[BEGIN]

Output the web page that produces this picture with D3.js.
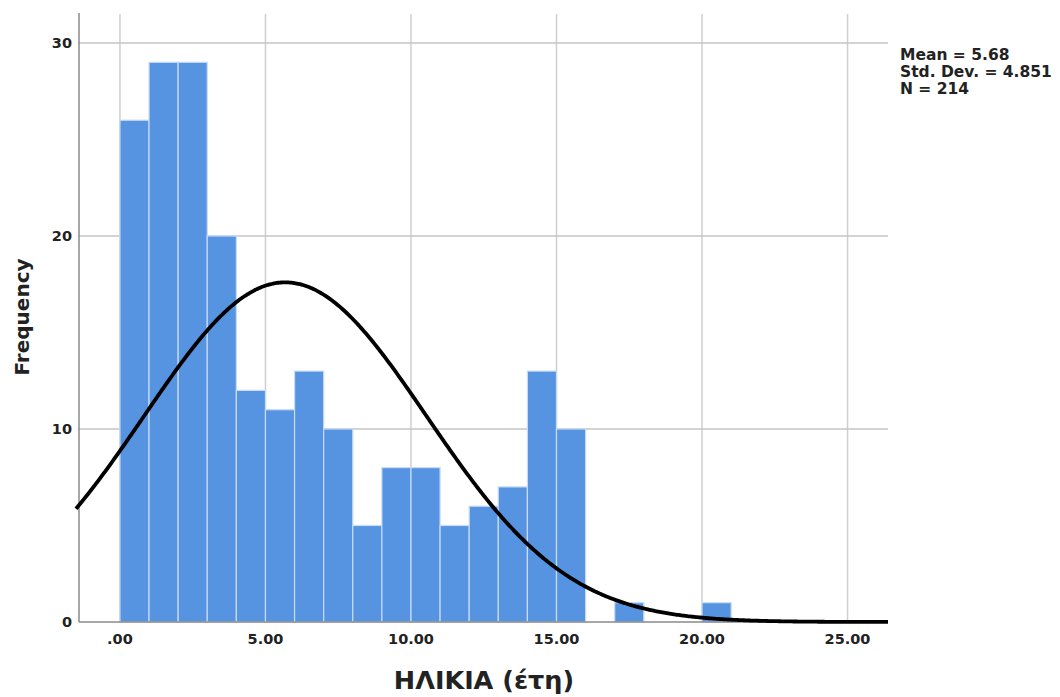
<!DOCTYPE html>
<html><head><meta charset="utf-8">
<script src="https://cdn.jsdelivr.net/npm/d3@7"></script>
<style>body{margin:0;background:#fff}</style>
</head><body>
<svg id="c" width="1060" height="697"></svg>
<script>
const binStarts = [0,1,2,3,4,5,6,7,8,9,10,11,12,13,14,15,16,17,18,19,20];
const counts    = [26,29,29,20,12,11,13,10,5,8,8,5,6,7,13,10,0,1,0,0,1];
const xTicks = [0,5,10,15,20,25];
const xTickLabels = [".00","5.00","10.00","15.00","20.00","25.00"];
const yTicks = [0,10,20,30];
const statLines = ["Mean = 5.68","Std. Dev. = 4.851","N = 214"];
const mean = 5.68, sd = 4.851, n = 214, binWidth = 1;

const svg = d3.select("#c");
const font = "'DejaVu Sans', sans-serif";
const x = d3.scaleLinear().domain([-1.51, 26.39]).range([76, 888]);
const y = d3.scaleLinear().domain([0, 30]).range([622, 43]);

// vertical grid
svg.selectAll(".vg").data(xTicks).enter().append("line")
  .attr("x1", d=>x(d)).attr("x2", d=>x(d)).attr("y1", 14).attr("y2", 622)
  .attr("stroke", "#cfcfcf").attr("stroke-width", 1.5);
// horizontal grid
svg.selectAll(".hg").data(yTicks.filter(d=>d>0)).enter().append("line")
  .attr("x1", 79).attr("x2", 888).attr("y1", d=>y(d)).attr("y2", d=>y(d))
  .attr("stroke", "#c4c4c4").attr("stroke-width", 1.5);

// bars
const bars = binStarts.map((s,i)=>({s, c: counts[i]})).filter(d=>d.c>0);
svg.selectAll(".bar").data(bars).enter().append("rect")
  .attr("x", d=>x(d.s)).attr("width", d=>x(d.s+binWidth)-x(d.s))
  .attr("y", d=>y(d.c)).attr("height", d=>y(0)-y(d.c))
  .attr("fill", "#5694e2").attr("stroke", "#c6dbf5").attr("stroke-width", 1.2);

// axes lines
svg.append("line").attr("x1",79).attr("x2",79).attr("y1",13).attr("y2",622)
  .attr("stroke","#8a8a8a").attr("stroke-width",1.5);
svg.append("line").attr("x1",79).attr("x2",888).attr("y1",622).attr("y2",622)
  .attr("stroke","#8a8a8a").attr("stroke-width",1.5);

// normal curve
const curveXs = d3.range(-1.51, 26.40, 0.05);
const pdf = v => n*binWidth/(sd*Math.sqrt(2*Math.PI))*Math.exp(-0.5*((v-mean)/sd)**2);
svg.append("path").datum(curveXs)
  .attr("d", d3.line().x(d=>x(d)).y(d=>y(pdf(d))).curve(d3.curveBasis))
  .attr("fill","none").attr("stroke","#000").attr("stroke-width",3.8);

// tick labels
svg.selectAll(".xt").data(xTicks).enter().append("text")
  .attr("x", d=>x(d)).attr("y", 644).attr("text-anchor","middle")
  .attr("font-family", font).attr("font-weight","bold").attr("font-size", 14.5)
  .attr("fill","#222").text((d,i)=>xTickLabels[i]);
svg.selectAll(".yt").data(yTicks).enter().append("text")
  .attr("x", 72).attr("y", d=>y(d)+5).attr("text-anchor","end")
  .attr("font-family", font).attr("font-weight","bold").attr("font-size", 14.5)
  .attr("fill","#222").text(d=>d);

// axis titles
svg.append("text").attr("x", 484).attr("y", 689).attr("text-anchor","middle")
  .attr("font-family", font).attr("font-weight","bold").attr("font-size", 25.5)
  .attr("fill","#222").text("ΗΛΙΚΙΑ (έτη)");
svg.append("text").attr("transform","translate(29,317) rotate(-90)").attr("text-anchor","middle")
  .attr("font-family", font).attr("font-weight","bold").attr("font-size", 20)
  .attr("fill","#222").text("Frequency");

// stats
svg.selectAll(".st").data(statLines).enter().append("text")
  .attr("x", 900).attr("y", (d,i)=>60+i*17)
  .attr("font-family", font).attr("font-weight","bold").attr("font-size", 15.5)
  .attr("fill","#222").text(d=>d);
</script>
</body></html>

[END]

--- Given request ---
Each line from the top of the material through the line containing "const y = d3.scaleLinear().domain([0, 30]).range([622, 43]);" should be reproduced exactly; please drop any images.

--- Written solution ---
Output the web page that produces this picture with D3.js.
<!DOCTYPE html>
<html><head><meta charset="utf-8">
<script src="https://cdn.jsdelivr.net/npm/d3@7"></script>
<style>body{margin:0;background:#fff}</style>
</head><body>
<svg id="c" width="1060" height="697"></svg>
<script>
const binStarts = [0,1,2,3,4,5,6,7,8,9,10,11,12,13,14,15,16,17,18,19,20];
const counts    = [26,29,29,20,12,11,13,10,5,8,8,5,6,7,13,10,0,1,0,0,1];
const xTicks = [0,5,10,15,20,25];
const xTickLabels = [".00","5.00","10.00","15.00","20.00","25.00"];
const yTicks = [0,10,20,30];
const statLines = ["Mean = 5.68","Std. Dev. = 4.851","N = 214"];
const mean = 5.68, sd = 4.851, n = 214, binWidth = 1;

const svg = d3.select("#c");
const font = "'DejaVu Sans', sans-serif";
const x = d3.scaleLinear().domain([-1.51, 26.39]).range([76, 888]);
const y = d3.scaleLinear().domain([0, 30]).range([622, 43]);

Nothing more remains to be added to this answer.